** BEGIN Data block **

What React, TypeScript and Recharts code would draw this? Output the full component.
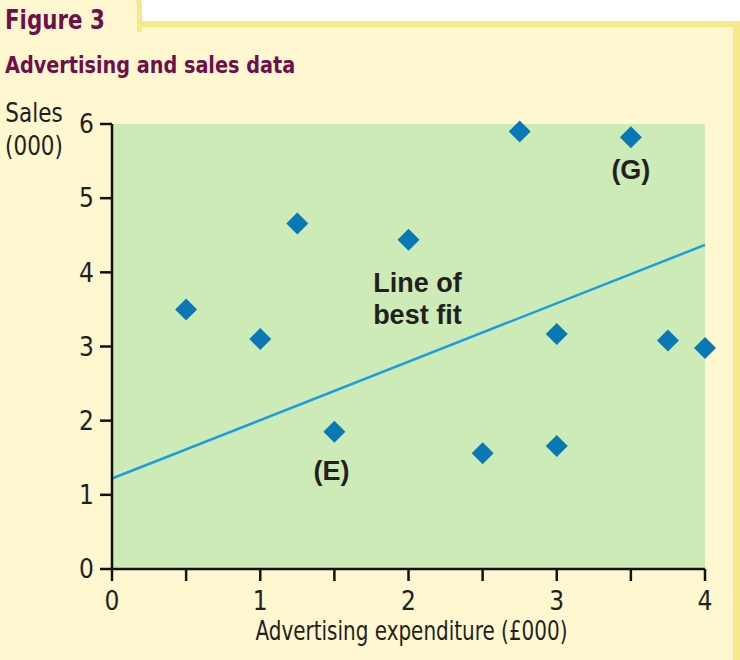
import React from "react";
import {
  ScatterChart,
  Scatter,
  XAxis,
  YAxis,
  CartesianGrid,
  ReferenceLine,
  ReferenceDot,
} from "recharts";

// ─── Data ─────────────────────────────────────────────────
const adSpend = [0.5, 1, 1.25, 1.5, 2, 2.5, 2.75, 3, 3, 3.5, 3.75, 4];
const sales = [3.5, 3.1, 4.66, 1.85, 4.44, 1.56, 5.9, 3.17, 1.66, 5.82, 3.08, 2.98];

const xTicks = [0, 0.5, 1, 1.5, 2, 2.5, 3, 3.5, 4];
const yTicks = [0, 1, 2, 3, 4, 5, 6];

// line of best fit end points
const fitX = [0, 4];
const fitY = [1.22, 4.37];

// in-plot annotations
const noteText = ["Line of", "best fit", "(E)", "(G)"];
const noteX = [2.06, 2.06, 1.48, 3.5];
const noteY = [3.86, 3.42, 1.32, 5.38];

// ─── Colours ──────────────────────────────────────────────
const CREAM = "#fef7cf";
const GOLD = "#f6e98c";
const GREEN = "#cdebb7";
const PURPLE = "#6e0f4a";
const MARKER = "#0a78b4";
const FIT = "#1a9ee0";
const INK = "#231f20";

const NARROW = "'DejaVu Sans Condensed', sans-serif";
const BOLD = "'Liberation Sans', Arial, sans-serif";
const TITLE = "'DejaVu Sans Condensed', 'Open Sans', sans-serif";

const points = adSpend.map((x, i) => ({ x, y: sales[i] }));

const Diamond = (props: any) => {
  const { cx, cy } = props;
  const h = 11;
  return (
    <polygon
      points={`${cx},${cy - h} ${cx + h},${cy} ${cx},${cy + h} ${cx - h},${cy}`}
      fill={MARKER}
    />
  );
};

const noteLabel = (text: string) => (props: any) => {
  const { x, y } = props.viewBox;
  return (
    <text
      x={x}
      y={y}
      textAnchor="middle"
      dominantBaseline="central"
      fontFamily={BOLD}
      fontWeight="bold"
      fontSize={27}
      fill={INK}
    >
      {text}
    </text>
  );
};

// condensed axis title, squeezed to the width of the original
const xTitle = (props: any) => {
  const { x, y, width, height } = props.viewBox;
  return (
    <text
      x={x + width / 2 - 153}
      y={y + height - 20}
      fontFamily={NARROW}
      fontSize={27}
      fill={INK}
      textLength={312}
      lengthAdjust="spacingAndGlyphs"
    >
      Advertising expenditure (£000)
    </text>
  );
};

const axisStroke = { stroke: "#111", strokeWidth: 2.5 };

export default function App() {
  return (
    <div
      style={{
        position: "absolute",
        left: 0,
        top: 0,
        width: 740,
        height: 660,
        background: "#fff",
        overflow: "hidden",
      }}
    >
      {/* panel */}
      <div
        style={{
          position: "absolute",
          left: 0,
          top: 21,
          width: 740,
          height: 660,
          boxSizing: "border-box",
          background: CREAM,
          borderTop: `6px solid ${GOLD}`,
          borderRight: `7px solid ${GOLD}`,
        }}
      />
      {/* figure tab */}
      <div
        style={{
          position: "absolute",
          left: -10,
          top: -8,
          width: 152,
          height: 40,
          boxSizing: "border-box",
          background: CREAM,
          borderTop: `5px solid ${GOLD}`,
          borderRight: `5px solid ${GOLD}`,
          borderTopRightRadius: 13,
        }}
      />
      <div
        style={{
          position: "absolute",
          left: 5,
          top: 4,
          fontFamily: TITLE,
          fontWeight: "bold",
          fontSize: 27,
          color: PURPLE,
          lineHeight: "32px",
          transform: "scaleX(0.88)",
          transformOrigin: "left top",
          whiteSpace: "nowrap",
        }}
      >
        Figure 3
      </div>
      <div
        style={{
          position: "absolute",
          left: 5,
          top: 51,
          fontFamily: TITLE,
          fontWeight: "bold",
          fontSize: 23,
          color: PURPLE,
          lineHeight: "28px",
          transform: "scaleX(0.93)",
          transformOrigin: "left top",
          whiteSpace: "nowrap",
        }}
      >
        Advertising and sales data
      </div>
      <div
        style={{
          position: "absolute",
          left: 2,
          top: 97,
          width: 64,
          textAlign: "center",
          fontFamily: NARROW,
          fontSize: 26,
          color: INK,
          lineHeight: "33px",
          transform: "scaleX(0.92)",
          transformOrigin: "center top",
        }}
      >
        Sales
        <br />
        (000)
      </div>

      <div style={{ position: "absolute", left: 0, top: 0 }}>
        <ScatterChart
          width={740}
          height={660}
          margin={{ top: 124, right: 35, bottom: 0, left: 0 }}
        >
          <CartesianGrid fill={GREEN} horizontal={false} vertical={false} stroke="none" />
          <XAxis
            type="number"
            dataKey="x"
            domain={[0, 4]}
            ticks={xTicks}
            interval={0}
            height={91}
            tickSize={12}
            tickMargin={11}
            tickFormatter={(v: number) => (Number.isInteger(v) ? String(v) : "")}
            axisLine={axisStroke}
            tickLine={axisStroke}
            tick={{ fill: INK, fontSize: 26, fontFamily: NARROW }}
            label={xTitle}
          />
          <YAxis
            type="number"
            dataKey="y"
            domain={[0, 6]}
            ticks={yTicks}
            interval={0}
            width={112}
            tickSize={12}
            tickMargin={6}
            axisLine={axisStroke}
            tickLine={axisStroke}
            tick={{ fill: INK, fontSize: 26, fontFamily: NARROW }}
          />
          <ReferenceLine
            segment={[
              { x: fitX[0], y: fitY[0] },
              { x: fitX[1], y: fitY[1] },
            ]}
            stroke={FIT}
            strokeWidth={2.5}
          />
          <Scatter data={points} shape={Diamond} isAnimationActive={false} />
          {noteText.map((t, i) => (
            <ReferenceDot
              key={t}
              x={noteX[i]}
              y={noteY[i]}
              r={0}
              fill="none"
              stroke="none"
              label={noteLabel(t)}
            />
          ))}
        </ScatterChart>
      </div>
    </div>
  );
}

** END Data block **

Description of the task: Your task is to repeat the data above exactly while excluding the pictures.

Full solution:
What React, TypeScript and Recharts code would draw this? Output the full component.
import React from "react";
import {
  ScatterChart,
  Scatter,
  XAxis,
  YAxis,
  CartesianGrid,
  ReferenceLine,
  ReferenceDot,
} from "recharts";

// ─── Data ─────────────────────────────────────────────────
const adSpend = [0.5, 1, 1.25, 1.5, 2, 2.5, 2.75, 3, 3, 3.5, 3.75, 4];
const sales = [3.5, 3.1, 4.66, 1.85, 4.44, 1.56, 5.9, 3.17, 1.66, 5.82, 3.08, 2.98];

const xTicks = [0, 0.5, 1, 1.5, 2, 2.5, 3, 3.5, 4];
const yTicks = [0, 1, 2, 3, 4, 5, 6];

// line of best fit end points
const fitX = [0, 4];
const fitY = [1.22, 4.37];

// in-plot annotations
const noteText = ["Line of", "best fit", "(E)", "(G)"];
const noteX = [2.06, 2.06, 1.48, 3.5];
const noteY = [3.86, 3.42, 1.32, 5.38];

// ─── Colours ──────────────────────────────────────────────
const CREAM = "#fef7cf";
const GOLD = "#f6e98c";
const GREEN = "#cdebb7";
const PURPLE = "#6e0f4a";
const MARKER = "#0a78b4";
const FIT = "#1a9ee0";
const INK = "#231f20";

const NARROW = "'DejaVu Sans Condensed', sans-serif";
const BOLD = "'Liberation Sans', Arial, sans-serif";
const TITLE = "'DejaVu Sans Condensed', 'Open Sans', sans-serif";

const points = adSpend.map((x, i) => ({ x, y: sales[i] }));

const Diamond = (props: any) => {
  const { cx, cy } = props;
  const h = 11;
  return (
    <polygon
      points={`${cx},${cy - h} ${cx + h},${cy} ${cx},${cy + h} ${cx - h},${cy}`}
      fill={MARKER}
    />
  );
};

const noteLabel = (text: string) => (props: any) => {
  const { x, y } = props.viewBox;
  return (
    <text
      x={x}
      y={y}
      textAnchor="middle"
      dominantBaseline="central"
      fontFamily={BOLD}
      fontWeight="bold"
      fontSize={27}
      fill={INK}
    >
      {text}
    </text>
  );
};

// condensed axis title, squeezed to the width of the original
const xTitle = (props: any) => {
  const { x, y, width, height } = props.viewBox;
  return (
    <text
      x={x + width / 2 - 153}
      y={y + height - 20}
      fontFamily={NARROW}
      fontSize={27}
      fill={INK}
      textLength={312}
      lengthAdjust="spacingAndGlyphs"
    >
      Advertising expenditure (£000)
    </text>
  );
};

const axisStroke = { stroke: "#111", strokeWidth: 2.5 };

export default function App() {
  return (
    <div
      style={{
        position: "absolute",
        left: 0,
        top: 0,
        width: 740,
        height: 660,
        background: "#fff",
        overflow: "hidden",
      }}
    >
      {/* panel */}
      <div
        style={{
          position: "absolute",
          left: 0,
          top: 21,
          width: 740,
          height: 660,
          boxSizing: "border-box",
          background: CREAM,
          borderTop: `6px solid ${GOLD}`,
          borderRight: `7px solid ${GOLD}`,
        }}
      />
      {/* figure tab */}
      <div
        style={{
          position: "absolute",
          left: -10,
          top: -8,
          width: 152,
          height: 40,
          boxSizing: "border-box",
          background: CREAM,
          borderTop: `5px solid ${GOLD}`,
          borderRight: `5px solid ${GOLD}`,
          borderTopRightRadius: 13,
        }}
      />
      <div
        style={{
          position: "absolute",
          left: 5,
          top: 4,
          fontFamily: TITLE,
          fontWeight: "bold",
          fontSize: 27,
          color: PURPLE,
          lineHeight: "32px",
          transform: "scaleX(0.88)",
          transformOrigin: "left top",
          whiteSpace: "nowrap",
        }}
      >
        Figure 3
      </div>
      <div
        style={{
          position: "absolute",
          left: 5,
          top: 51,
          fontFamily: TITLE,
          fontWeight: "bold",
          fontSize: 23,
          color: PURPLE,
          lineHeight: "28px",
          transform: "scaleX(0.93)",
          transformOrigin: "left top",
          whiteSpace: "nowrap",
        }}
      >
        Advertising and sales data
      </div>
      <div
        style={{
          position: "absolute",
          left: 2,
          top: 97,
          width: 64,
          textAlign: "center",
          fontFamily: NARROW,
          fontSize: 26,
          color: INK,
          lineHeight: "33px",
          transform: "scaleX(0.92)",
          transformOrigin: "center top",
        }}
      >
        Sales
        <br />
        (000)
      </div>

      <div style={{ position: "absolute", left: 0, top: 0 }}>
        <ScatterChart
          width={740}
          height={660}
          margin={{ top: 124, right: 35, bottom: 0, left: 0 }}
        >
          <CartesianGrid fill={GREEN} horizontal={false} vertical={false} stroke="none" />
          <XAxis
            type="number"
            dataKey="x"
            domain={[0, 4]}
            ticks={xTicks}
            interval={0}
            height={91}
            tickSize={12}
            tickMargin={11}
            tickFormatter={(v: number) => (Number.isInteger(v) ? String(v) : "")}
            axisLine={axisStroke}
            tickLine={axisStroke}
            tick={{ fill: INK, fontSize: 26, fontFamily: NARROW }}
            label={xTitle}
          />
          <YAxis
            type="number"
            dataKey="y"
            domain={[0, 6]}
            ticks={yTicks}
            interval={0}
            width={112}
            tickSize={12}
            tickMargin={6}
            axisLine={axisStroke}
            tickLine={axisStroke}
            tick={{ fill: INK, fontSize: 26, fontFamily: NARROW }}
          />
          <ReferenceLine
            segment={[
              { x: fitX[0], y: fitY[0] },
              { x: fitX[1], y: fitY[1] },
            ]}
            stroke={FIT}
            strokeWidth={2.5}
          />
          <Scatter data={points} shape={Diamond} isAnimationActive={false} />
          {noteText.map((t, i) => (
            <ReferenceDot
              key={t}
              x={noteX[i]}
              y={noteY[i]}
              r={0}
              fill="none"
              stroke="none"
              label={noteLabel(t)}
            />
          ))}
        </ScatterChart>
      </div>
    </div>
  );
}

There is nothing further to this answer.